As expected, the Fed’s Open Market Committee raised the nation’s short-term benchmark interest rate by a quarter percentage point to 2.75 percent. In its policy statement, the Fed noted that “pressures on inflation have picked up in recent months,” which analysts said was a sign that inflation could be a growing problem for the economy.

“The Fed conceded that there’s a bit more inflation in the near term than people were expecting to hear about,” said Jack Caffrey, equities strategist at J.P. Morgan Private Bank. “And if you get short-term inflation, there’s the danger of it extending into the long term, and that means higher interest rates and lower multiples for equities.”

Oil prices fell substantially in what traders said was profit-taking ahead of today’s inventory report from the U.S. Energy Department. A barrel of light crude for May delivery settled at $56.03, down $1.43, on the New York Mercantile Exchange.

Bonds also sold off sharply after the Fed’s announcement, with the yield on the 10-year Treasury note rising to 4.62 percent, the highest since late July.
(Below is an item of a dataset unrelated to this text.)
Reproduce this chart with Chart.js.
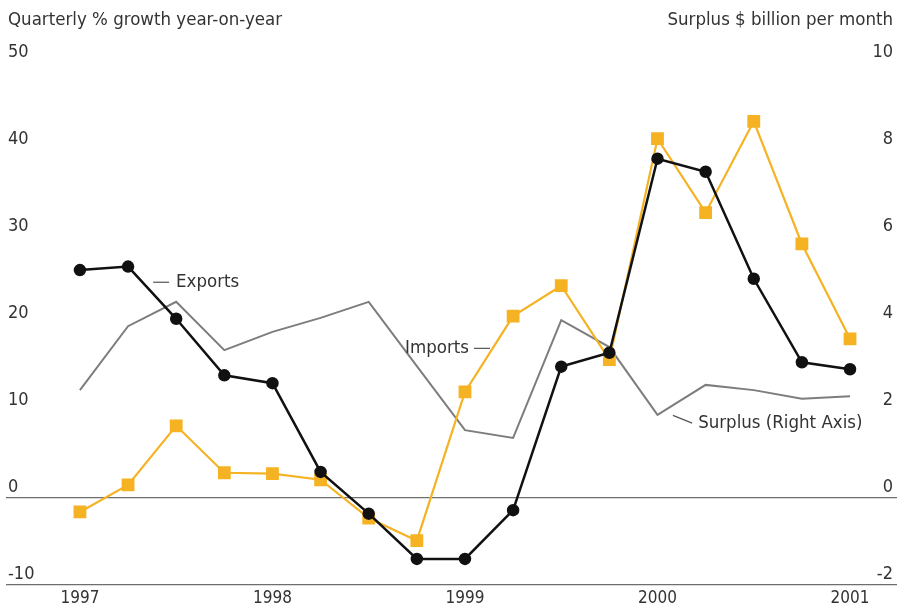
<!DOCTYPE html>
<html lang="en">
<head>
    <meta charset="UTF-8">
    <title>Exports, imports and surplus</title>
    <script src="https://cdn.jsdelivr.net/npm/chart.js"></script>
    <style>
        body {
            margin: 0;
            padding: 0;
            background: #fff;
        }

        .chart-box {
            width: 897px;
            height: 607px;
        }
    </style>
</head>
<body>

    <div class="chart-box">
        <canvas id="tradeChart" width="897" height="607"></canvas>
    </div>

    <script>
        // Quarters, 1997 Q1 to 2001 Q1
        const quarters = ['1997 Q1', '1997 Q2', '1997 Q3', '1997 Q4',
                          '1998 Q1', '1998 Q2', '1998 Q3', '1998 Q4',
                          '1999 Q1', '1999 Q2', '1999 Q3', '1999 Q4',
                          '2000 Q1', '2000 Q2', '2000 Q3', '2000 Q4',
                          '2001 Q1'];
        // % growth year-on-year (left axis)
        const exportsGrowth = [26.2, 26.6, 20.6, 14.1, 13.2, 3.0, -1.8, -7.0, -7.0,
                               -1.4, 15.1, 16.7, 39.0, 37.5, 25.2, 15.6, 14.8];
        const importsGrowth = [-1.6, 1.5, 8.3, 2.9, 2.8, 2.1, -2.3, -4.9, 12.2,
                               20.9, 24.4, 15.9, 41.3, 32.8, 43.3, 29.2, 18.3];
        // $ billion per month (right axis)
        const surplus = [2.48, 3.95, 4.51, 3.40, 3.82, 4.14, 4.51, 3.03, 1.56,
                         1.38, 4.09, 3.47, 1.91, 2.60, 2.48, 2.28, 2.34];
        const yearTicks = [1997, 1998, 1999, 2000, 2001];

        const FONT = '"Liberation Sans Narrow", "DejaVu Sans Condensed", "Roboto", sans-serif';
        const TEXT = '#333';

        const toX = q => {
            const [yr, qq] = q.split(' Q');
            return Number(yr) + (Number(qq) - 1) / 4;
        };
        const points = vals => vals.map((v, i) => ({ x: toX(quarters[i]), y: v }));

        // Titles and the line labels
        const textPlugin = {
            id: 'texts',
            afterDatasetsDraw(chart) {
                const ctx = chart.ctx;
                const x = chart.scales.x, yl = chart.scales.y, yr = chart.scales.y2;
                ctx.save();
                ctx.fillStyle = TEXT;
                ctx.strokeStyle = '#555';
                ctx.lineWidth = 1.2;
                ctx.font = '18.5px ' + FONT;
                ctx.textBaseline = 'middle';

                ctx.textAlign = 'left';
                ctx.fillText('Quarterly % growth year-on-year', 8, 20);
                ctx.textAlign = 'right';
                ctx.fillText('Surplus $ billion per month', 893, 20);

                // Exports
                let px = x.getPixelForValue(1997.38), py = yl.getPixelForValue(24.8);
                ctx.beginPath(); ctx.moveTo(px, py); ctx.lineTo(px + 16, py); ctx.stroke();
                ctx.textAlign = 'left';
                ctx.fillText('Exports', px + 23, py);

                // Imports
                px = x.getPixelForValue(1999.13); py = yl.getPixelForValue(17.2);
                ctx.beginPath(); ctx.moveTo(px - 16, py); ctx.lineTo(px, py); ctx.stroke();
                ctx.textAlign = 'right';
                ctx.fillText('Imports', px - 21, py);

                // Surplus
                px = x.getPixelForValue(2000.08); py = yr.getPixelForValue(1.9);
                const ex = x.getPixelForValue(2000.18), ey = yr.getPixelForValue(1.72);
                ctx.beginPath(); ctx.moveTo(px, py); ctx.lineTo(ex, ey); ctx.stroke();
                ctx.textAlign = 'left';
                ctx.fillText('Surplus (Right Axis)', ex + 6, ey);
                ctx.restore();
            }
        };

        new Chart(document.getElementById('tradeChart').getContext('2d'), {
            type: 'line',
            data: {
                datasets: [
                    {
                        label: 'Exports',
                        data: points(exportsGrowth),
                        borderColor: '#111',
                        backgroundColor: '#111',
                        borderWidth: 2.5,
                        pointStyle: 'circle',
                        pointRadius: 5,
                        yAxisID: 'y',
                        order: 0
                    },
                    {
                        label: 'Imports',
                        data: points(importsGrowth),
                        borderColor: '#F5B223',
                        backgroundColor: '#F5B223',
                        borderWidth: 2.2,
                        pointStyle: 'rect',
                        pointRadius: 7.5,
                        yAxisID: 'y',
                        order: 1
                    },
                    {
                        label: 'Surplus (Right Axis)',
                        data: points(surplus),
                        borderColor: '#7d7d7d',
                        borderWidth: 2,
                        pointRadius: 0,
                        yAxisID: 'y2',
                        order: 2
                    }
                ]
            },
            options: {
                responsive: false,
                animation: false,
                layout: { autoPadding: false, padding: { top: 63, left: 6, right: 0, bottom: 0 } },
                plugins: {
                    legend: { display: false },
                    tooltip: { enabled: false }
                },
                scales: {
                    x: {
                        type: 'linear',
                        min: 1996.616,
                        max: 2001.244,
                        afterBuildTicks: s => { s.ticks = yearTicks.map(v => ({ value: v })); },
                        afterFit: s => { s.height = 22; s.paddingLeft = 0; s.paddingRight = 0; },
                        grid: { display: false, drawTicks: false },
                        border: { display: false },
                        ticks: {
                            color: TEXT,
                            font: { family: FONT, size: 17 },
                            padding: 3,
                            callback: v => String(v)
                        }
                    },
                    y: {
                        position: 'left',
                        min: -10,
                        max: 50,
                        afterFit: s => { s.width = 0; s.paddingTop = 0; s.paddingBottom = 0; },
                        border: { display: false },
                        grid: {
                            drawTicks: false,
                            color: c => (c.tick && (c.tick.value === 0 || c.tick.value === -10)) ? '#6e6e6e' : 'rgba(0,0,0,0)',
                            lineWidth: 1.3
                        },
                        ticks: {
                            stepSize: 10,
                            mirror: true,
                            padding: 2,
                            labelOffset: -11,
                            color: TEXT,
                            font: { family: FONT, size: 18 }
                        }
                    },
                    y2: {
                        position: 'right',
                        min: -2,
                        max: 10,
                        afterFit: s => { s.width = 0; s.paddingTop = 0; s.paddingBottom = 0; },
                        border: { display: false },
                        grid: { display: false, drawTicks: false },
                        ticks: {
                            stepSize: 2,
                            mirror: true,
                            padding: -4,
                            labelOffset: -11,
                            color: TEXT,
                            font: { family: FONT, size: 18 }
                        }
                    }
                }
            },
            plugins: [textPlugin]
        });
    </script>

</body>
</html>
“I think you have people looking at the market and not really knowing how to adjust their portfolios should inflation become a larger issue,” said Sandy Lincoln, chief market strategist at Wayne Hummer Asset Management. “Maybe they’re thinking the right way to transition is to consolidate into cash, so then they can stop, pause, look in all directions and see which way to go. So you see selling in both stocks and bonds today because of that.”

Before the Fed decision, the Labor Department’s Producer Price Index, a key inflation measure, had given Wall Street an early dose of enthusiasm. Wholesale prices climbed 0.4 percent, largely because of high energy prices. With volatile food and energy prices removed, the “core” PPI rose just 0.1 percent, in line with economists expectations.

But given the choice between surprisingly higher interest rates or the Fed’s measured pace, the reprieve from the PPI figure was temporary, as nearly any stance issued by the Fed would have raised the market’s fears.